#### DATA SECTION

_____

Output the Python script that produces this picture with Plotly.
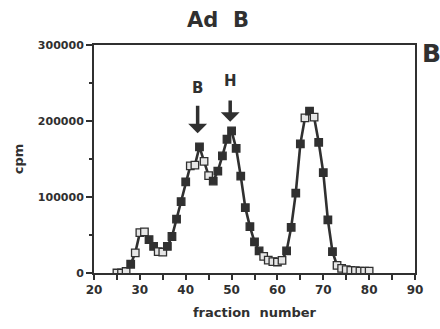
import plotly.graph_objects as go

# ---- data ----
fractions = list(range(25, 81))
cpm = [
    0, 0, 2000, 11500, 26500, 53000, 54000, 44000, 35000, 28000,          # 25-34
    27500, 35000, 48000, 71000, 94000, 120000, 141000, 142000, 166000, 147000,  # 35-44
    128000, 121000, 134000, 154000, 176000, 187000, 164000, 127500, 86000, 61000,  # 45-54
    41000, 29000, 22000, 17000, 15000, 14500, 16500, 29000, 60000, 105000,  # 55-64
    170000, 204000, 213000, 205000, 172000, 132000, 70000, 28000, 10000, 6000,  # 65-74
    4500, 3500, 3000, 2500, 2500, 2500,                                     # 75-80
]
# fractions whose squares look open (light centre) in the photocopy
open_fractions = [25, 26, 27, 29, 30, 31, 34, 35, 41, 42, 44, 45,
                  57, 58, 59, 60, 61, 66, 68, 73, 74, 75, 76, 77, 78, 79, 80]

peak_labels = ["B", "H"]
peak_x = [42.6, 49.7]
arrow_tip = [184000, 199000]
arrow_tail = [222000, 229000]
label_y = [244000, 252000]

x_ticks = [20, 30, 40, 50, 60, 70, 80, 90]
y_ticks = [0, 100000, 200000, 300000]
y_ticktext = ["0", "100000", "200000", "300000"]

INK = "#303030"
FONT = "DejaVu Sans"

W, H = 440, 329
ML, MR, MT, MB = 94, 25, 45, 56
PW, PH = W - ML - MR, H - MT - MB

fill = ["#e6e6e6" if f in open_fractions else INK for f in fractions]

fig = go.Figure()
fig.add_trace(go.Scatter(
    x=fractions, y=cpm, mode="lines+markers",
    line=dict(color=INK, width=2.6),
    marker=dict(symbol="square", size=7.5, color=fill,
                line=dict(color=INK, width=1.3)),
    showlegend=False, hoverinfo="skip",
))

annotations = []
for lab, px, tip, tail, ly in zip(peak_labels, peak_x, arrow_tip, arrow_tail, label_y):
    annotations.append(dict(
        x=px, y=tip, ax=px, ay=tail, xref="x", yref="y", axref="x", ayref="y",
        text="", showarrow=True, arrowhead=1, arrowwidth=3.5, arrowsize=0.9,
        arrowcolor=INK,
    ))
    annotations.append(dict(
        x=px, y=ly, xref="x", yref="y", text=lab, showarrow=False,
        xanchor="center", yanchor="middle",
        font=dict(family=FONT, size=15, color=INK, weight="bold"),
    ))

# panel letter at the right edge
annotations.append(dict(
    x=(431 - ML) / PW, y=(H - MB - 53) / PH, xref="paper", yref="paper",
    xanchor="center", yanchor="middle",
    text="B", showarrow=False,
    font=dict(family=FONT, size=25, color=INK, weight="bold"),
))

fig.update_layout(
    width=W, height=H,
    margin=dict(l=ML, r=MR, t=MT, b=MB, autoexpand=False),
    paper_bgcolor="white", plot_bgcolor="white",
    title=dict(text="Ad  B", x=218 / W, xanchor="center", y=1 - 20 / H, yanchor="middle",
               xref="container", yref="container",
               font=dict(family=FONT, size=21, color=INK, weight="bold")),
    annotations=annotations,
)

fig.update_xaxes(
    range=[20, 90], tickvals=x_ticks, showgrid=False, zeroline=False,
    automargin=False,
    showline=True, linecolor=INK, linewidth=2, mirror=True,
    ticks="outside", ticklen=5, tickwidth=2, tickcolor=INK,
    minor=dict(dtick=5, ticks="outside", ticklen=5, tickwidth=2, tickcolor=INK),
    tickfont=dict(family=FONT, size=12, color=INK, weight="bold"),
    title=dict(text="fraction  number", standoff=11,
               font=dict(family=FONT, size=13, color=INK, weight="bold")),
)
fig.update_yaxes(
    range=[0, 300000], tickvals=y_ticks, ticktext=y_ticktext,
    showgrid=False, zeroline=False, automargin=False,
    showline=True, linecolor=INK, linewidth=2, mirror=True,
    ticks="outside", ticklen=6, tickwidth=1.5, tickcolor=INK,
    minor=dict(dtick=50000, ticks="outside", ticklen=3, tickwidth=1.5, tickcolor=INK),
    tickfont=dict(family=FONT, size=11, color=INK, weight="bold"),
    title=dict(text="cpm", standoff=11,
               font=dict(family=FONT, size=13, color=INK, weight="bold")),
)

fig.write_html("out.html", config={"displayModeBar": False},
               post_script="document.body.style.margin='0px';")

_____

#### INSTRUCTIONS FOR THE TASK
Go from the first line of the data above to the line containing "import plotly.graph_objects as go" and retype exactly those lines, both included, but none of the pictures.

#### FINISHED TASK
Output the Python script that produces this picture with Plotly.
import plotly.graph_objects as go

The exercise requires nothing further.